SET EXERCISE -> Will you repeat only the lines from the one with "Reproduce this chart with matplotlib." through the one with "share_V = [round(1.0", both included, leaving every picture out?

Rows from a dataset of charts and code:
☆ ☆ ☆ ☆ ☆ ☆ ☆

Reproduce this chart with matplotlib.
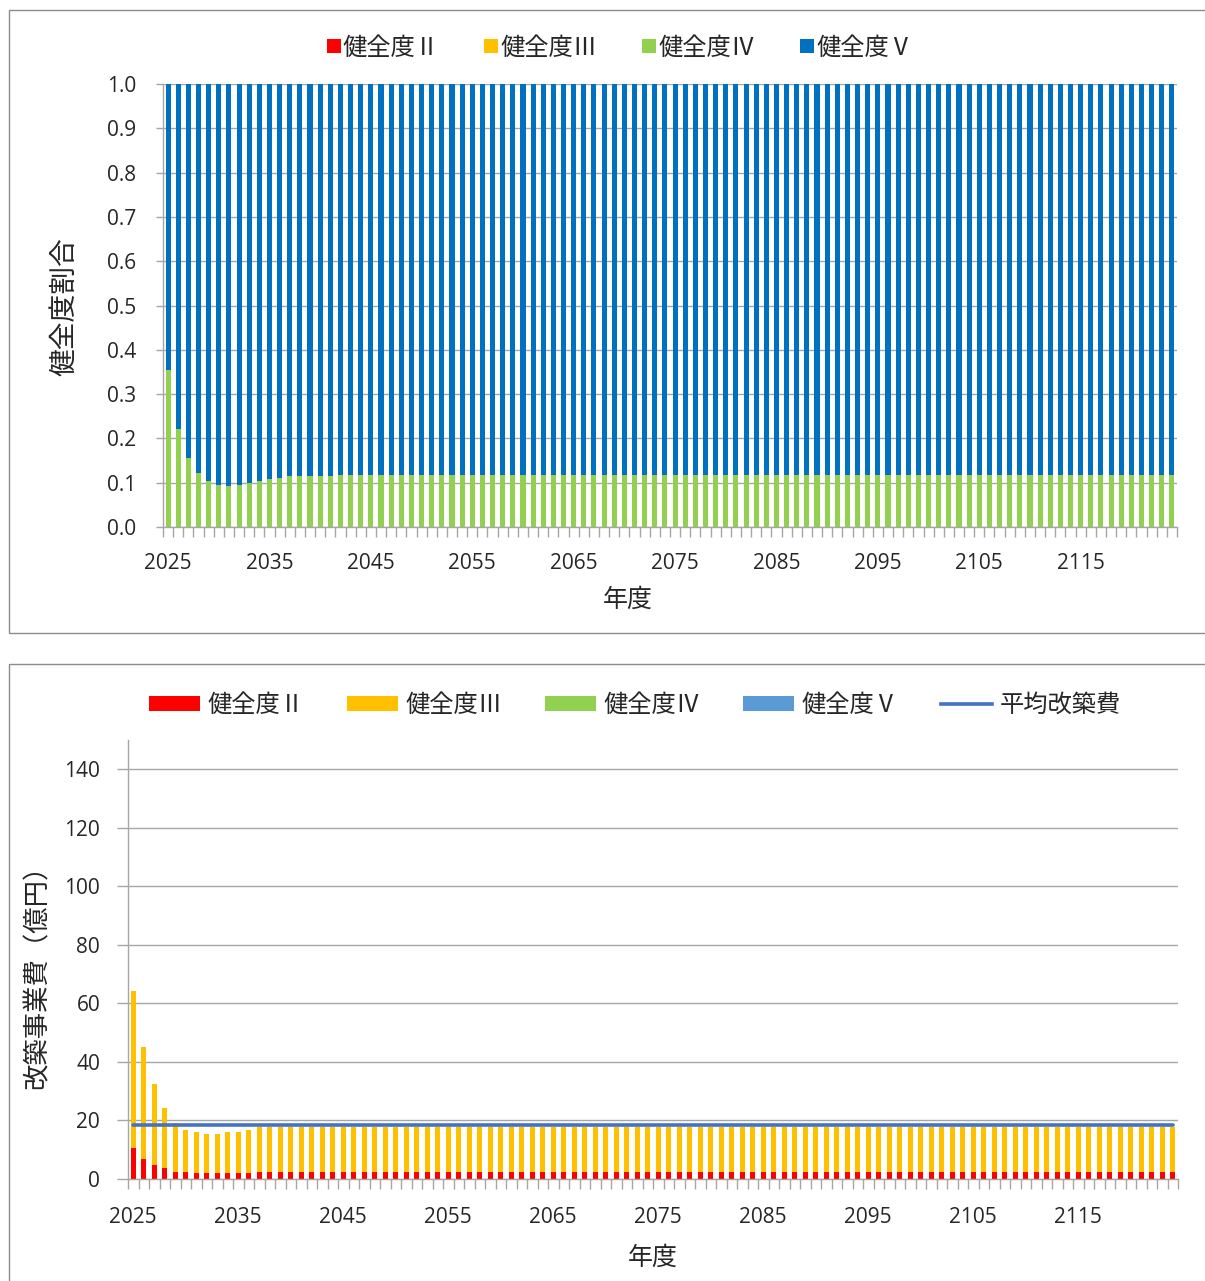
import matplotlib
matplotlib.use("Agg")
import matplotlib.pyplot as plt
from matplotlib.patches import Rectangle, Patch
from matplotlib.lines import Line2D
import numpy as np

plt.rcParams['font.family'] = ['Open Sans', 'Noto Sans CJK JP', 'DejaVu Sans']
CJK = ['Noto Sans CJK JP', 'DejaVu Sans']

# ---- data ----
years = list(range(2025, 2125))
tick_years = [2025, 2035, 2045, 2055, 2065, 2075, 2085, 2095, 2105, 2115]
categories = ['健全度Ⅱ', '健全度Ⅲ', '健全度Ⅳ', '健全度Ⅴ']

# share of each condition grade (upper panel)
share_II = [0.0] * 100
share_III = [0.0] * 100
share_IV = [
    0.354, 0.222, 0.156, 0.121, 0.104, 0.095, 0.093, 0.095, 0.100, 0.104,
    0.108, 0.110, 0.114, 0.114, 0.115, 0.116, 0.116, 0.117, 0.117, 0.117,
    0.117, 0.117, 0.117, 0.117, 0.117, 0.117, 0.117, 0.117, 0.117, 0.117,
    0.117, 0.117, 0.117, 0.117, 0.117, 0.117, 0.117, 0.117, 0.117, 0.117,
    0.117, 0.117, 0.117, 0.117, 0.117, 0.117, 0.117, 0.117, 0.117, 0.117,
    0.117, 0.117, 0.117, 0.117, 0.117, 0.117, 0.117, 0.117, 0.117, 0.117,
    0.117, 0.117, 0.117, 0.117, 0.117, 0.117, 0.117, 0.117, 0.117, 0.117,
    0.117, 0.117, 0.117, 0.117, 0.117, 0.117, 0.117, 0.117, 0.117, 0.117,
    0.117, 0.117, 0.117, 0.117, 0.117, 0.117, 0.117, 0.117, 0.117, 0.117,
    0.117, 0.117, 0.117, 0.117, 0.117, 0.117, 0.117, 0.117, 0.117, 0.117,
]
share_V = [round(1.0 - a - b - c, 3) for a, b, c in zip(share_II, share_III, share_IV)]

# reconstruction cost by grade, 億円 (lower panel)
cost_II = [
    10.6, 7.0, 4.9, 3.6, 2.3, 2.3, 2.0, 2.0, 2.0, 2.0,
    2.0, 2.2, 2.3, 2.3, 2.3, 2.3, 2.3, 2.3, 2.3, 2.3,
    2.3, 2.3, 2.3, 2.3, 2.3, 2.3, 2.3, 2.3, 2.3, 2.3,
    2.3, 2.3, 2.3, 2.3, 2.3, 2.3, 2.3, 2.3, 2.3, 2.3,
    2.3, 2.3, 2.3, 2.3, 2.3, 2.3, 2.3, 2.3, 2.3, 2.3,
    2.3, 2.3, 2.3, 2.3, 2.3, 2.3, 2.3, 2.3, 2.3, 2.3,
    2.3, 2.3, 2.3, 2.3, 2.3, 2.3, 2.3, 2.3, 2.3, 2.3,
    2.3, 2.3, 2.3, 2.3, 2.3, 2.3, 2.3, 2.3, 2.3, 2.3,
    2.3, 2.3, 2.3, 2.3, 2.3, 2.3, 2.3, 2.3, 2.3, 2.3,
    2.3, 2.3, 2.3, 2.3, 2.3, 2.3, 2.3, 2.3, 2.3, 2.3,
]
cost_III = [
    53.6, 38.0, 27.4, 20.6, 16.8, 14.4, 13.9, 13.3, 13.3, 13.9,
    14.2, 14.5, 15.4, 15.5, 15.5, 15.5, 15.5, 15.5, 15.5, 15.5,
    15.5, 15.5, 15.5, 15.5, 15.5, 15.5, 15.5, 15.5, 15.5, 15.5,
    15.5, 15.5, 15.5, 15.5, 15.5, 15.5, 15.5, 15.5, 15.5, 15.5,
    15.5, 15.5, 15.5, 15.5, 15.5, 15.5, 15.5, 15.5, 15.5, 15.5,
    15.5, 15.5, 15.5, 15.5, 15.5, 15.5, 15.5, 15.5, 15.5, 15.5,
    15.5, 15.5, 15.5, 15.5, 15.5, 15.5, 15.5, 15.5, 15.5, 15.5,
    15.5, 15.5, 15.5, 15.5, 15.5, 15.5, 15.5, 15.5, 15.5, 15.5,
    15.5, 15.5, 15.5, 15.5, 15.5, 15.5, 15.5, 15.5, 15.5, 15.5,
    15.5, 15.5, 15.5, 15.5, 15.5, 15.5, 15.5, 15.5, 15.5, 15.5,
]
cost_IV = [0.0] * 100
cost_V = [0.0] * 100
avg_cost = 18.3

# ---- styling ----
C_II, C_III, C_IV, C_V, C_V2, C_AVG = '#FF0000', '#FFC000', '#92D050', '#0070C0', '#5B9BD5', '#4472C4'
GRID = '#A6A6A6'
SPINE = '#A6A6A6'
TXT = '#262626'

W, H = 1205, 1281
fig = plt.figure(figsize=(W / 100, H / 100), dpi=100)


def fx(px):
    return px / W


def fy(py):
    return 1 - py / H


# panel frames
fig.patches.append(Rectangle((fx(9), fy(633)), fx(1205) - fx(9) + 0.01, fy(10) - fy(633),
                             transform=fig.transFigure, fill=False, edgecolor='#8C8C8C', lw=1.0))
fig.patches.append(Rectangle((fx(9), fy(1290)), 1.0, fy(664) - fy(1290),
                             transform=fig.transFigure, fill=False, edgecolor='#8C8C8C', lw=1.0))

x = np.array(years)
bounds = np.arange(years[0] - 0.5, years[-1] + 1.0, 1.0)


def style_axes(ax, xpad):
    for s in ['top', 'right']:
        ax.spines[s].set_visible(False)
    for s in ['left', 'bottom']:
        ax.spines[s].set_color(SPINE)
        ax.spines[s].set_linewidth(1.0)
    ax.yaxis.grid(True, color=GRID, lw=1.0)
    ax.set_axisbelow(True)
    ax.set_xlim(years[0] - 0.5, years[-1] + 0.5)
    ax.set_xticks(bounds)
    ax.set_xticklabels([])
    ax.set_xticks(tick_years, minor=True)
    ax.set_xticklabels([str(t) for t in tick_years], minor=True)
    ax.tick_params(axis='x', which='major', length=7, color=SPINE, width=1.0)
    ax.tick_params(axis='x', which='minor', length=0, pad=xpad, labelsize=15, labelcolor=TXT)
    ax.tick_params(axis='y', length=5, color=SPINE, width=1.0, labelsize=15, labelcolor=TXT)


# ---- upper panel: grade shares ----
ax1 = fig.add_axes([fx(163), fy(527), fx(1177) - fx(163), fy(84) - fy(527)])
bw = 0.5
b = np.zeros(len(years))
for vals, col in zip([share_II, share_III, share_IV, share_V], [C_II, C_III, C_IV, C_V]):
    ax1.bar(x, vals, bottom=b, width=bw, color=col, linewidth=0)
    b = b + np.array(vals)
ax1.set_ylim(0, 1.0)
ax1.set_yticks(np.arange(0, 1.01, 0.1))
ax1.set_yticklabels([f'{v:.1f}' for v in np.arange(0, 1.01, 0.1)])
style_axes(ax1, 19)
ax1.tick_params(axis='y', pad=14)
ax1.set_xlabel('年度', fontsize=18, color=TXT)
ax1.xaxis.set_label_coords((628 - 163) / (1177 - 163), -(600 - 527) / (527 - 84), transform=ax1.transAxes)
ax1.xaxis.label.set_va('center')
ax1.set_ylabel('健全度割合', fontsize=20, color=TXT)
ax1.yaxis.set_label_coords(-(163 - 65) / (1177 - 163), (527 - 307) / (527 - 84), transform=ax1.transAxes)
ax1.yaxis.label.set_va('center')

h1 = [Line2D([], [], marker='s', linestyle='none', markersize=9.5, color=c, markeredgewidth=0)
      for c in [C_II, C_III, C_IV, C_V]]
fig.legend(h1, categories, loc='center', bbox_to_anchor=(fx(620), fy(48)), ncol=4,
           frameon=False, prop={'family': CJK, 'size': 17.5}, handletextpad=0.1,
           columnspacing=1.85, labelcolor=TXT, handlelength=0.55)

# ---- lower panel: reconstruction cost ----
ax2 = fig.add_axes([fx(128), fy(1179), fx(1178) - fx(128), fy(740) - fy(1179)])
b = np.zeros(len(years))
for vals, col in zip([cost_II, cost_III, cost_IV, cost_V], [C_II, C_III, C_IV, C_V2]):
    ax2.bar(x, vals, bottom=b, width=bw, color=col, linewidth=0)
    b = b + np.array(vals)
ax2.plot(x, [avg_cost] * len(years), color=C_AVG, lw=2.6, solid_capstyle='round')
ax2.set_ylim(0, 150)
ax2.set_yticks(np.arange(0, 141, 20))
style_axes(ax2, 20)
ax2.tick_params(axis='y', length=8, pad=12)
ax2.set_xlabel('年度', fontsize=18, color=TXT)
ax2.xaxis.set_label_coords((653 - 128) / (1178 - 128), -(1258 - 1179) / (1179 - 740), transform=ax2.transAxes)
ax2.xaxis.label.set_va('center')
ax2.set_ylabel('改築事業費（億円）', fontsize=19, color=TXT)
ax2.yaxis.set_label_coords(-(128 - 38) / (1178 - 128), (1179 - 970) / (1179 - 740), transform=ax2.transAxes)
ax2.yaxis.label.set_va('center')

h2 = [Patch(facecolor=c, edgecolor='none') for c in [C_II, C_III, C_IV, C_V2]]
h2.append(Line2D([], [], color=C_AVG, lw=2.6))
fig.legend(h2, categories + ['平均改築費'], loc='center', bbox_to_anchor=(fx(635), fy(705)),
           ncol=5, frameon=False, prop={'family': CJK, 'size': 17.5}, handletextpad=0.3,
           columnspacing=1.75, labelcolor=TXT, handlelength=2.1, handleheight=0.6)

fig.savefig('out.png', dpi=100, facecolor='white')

☆ ☆ ☆ ☆ ☆ ☆ ☆

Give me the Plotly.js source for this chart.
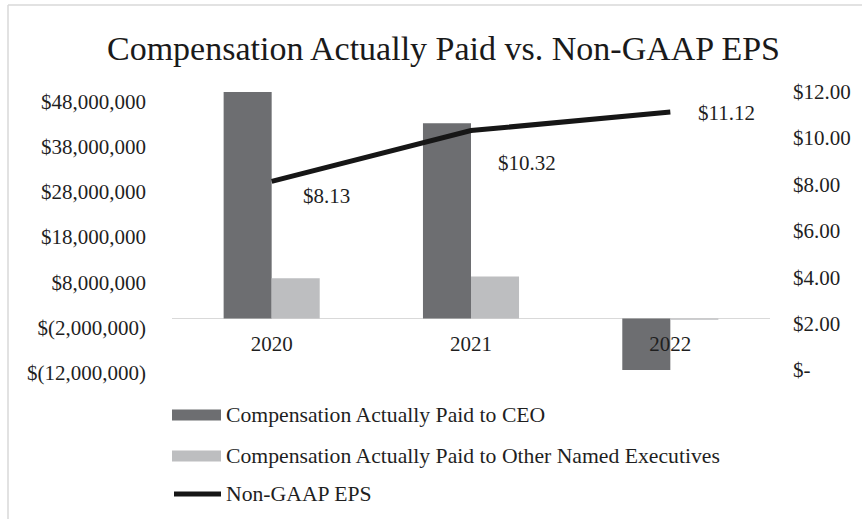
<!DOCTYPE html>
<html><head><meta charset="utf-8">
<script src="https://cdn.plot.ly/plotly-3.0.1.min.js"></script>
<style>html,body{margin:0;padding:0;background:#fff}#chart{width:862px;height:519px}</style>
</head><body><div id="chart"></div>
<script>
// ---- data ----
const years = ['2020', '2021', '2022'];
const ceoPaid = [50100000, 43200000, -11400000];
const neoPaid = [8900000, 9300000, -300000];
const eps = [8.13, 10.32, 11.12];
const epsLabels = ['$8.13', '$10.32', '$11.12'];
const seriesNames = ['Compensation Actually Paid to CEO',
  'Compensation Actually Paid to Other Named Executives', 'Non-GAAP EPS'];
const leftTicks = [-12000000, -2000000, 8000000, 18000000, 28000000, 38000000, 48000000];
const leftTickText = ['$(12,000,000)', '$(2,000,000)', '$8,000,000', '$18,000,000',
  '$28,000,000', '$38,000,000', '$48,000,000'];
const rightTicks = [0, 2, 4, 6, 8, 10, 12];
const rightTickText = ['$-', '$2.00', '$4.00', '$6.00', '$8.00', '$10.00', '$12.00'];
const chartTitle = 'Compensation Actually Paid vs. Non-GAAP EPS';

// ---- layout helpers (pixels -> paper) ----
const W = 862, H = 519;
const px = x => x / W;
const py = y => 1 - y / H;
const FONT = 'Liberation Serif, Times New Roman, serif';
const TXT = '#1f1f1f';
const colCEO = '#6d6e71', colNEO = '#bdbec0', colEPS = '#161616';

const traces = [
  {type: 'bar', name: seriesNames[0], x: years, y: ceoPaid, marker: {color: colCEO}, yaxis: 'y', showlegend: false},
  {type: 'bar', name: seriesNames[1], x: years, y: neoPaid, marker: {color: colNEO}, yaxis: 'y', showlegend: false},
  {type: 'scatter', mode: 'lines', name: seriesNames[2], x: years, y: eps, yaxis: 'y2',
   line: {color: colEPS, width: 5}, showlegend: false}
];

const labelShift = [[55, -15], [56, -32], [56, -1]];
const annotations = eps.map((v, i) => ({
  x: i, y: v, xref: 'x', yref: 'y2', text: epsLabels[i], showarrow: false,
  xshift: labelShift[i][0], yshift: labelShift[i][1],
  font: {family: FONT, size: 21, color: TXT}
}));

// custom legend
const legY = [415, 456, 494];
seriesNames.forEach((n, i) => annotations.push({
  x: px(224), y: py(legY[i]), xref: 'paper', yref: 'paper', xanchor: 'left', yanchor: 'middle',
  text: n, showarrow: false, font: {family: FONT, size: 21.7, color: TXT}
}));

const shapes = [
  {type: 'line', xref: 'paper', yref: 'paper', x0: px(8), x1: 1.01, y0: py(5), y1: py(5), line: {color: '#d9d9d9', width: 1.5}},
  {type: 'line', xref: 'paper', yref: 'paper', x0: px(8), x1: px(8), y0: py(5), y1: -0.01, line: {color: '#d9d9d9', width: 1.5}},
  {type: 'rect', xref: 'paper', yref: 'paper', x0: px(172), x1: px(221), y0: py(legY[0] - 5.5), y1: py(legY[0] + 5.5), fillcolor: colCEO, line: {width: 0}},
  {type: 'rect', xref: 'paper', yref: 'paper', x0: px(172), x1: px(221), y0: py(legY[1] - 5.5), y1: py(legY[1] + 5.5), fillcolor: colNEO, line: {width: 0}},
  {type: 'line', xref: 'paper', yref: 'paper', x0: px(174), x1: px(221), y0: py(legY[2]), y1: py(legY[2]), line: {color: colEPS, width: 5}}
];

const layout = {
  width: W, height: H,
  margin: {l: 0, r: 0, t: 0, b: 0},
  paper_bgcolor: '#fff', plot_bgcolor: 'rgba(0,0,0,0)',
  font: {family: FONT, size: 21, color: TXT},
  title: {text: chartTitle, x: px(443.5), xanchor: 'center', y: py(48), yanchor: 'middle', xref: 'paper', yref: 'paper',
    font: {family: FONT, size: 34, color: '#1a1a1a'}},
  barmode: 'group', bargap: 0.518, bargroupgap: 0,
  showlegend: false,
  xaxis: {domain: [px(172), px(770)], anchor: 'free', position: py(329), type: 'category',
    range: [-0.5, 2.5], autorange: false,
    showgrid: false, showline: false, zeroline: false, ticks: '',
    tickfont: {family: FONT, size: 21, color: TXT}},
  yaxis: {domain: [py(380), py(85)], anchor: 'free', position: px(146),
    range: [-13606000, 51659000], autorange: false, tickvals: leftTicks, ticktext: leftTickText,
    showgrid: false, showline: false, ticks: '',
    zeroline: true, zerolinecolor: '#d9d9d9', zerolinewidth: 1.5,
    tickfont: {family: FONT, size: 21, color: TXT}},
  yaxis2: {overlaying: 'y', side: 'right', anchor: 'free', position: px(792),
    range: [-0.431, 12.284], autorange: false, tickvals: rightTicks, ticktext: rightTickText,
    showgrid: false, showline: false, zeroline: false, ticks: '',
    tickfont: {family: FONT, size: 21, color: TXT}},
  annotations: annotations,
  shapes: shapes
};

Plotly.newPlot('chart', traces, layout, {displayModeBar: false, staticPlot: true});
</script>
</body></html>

☆ ☆ ☆ ☆ ☆ ☆ ☆

OUTPUT OF THE TASK ->
Reproduce this chart with matplotlib.
import matplotlib
matplotlib.use("Agg")
import matplotlib.pyplot as plt
from matplotlib.patches import Rectangle, Patch
from matplotlib.lines import Line2D
import numpy as np

plt.rcParams['font.family'] = ['Open Sans', 'Noto Sans CJK JP', 'DejaVu Sans']
CJK = ['Noto Sans CJK JP', 'DejaVu Sans']

# ---- data ----
years = list(range(2025, 2125))
tick_years = [2025, 2035, 2045, 2055, 2065, 2075, 2085, 2095, 2105, 2115]
categories = ['健全度Ⅱ', '健全度Ⅲ', '健全度Ⅳ', '健全度Ⅴ']

# share of each condition grade (upper panel)
share_II = [0.0] * 100
share_III = [0.0] * 100
share_IV = [
    0.354, 0.222, 0.156, 0.121, 0.104, 0.095, 0.093, 0.095, 0.100, 0.104,
    0.108, 0.110, 0.114, 0.114, 0.115, 0.116, 0.116, 0.117, 0.117, 0.117,
    0.117, 0.117, 0.117, 0.117, 0.117, 0.117, 0.117, 0.117, 0.117, 0.117,
    0.117, 0.117, 0.117, 0.117, 0.117, 0.117, 0.117, 0.117, 0.117, 0.117,
    0.117, 0.117, 0.117, 0.117, 0.117, 0.117, 0.117, 0.117, 0.117, 0.117,
    0.117, 0.117, 0.117, 0.117, 0.117, 0.117, 0.117, 0.117, 0.117, 0.117,
    0.117, 0.117, 0.117, 0.117, 0.117, 0.117, 0.117, 0.117, 0.117, 0.117,
    0.117, 0.117, 0.117, 0.117, 0.117, 0.117, 0.117, 0.117, 0.117, 0.117,
    0.117, 0.117, 0.117, 0.117, 0.117, 0.117, 0.117, 0.117, 0.117, 0.117,
    0.117, 0.117, 0.117, 0.117, 0.117, 0.117, 0.117, 0.117, 0.117, 0.117,
]
share_V = [round(1.0 - a - b - c, 3) for a, b, c in zip(share_II, share_III, share_IV)]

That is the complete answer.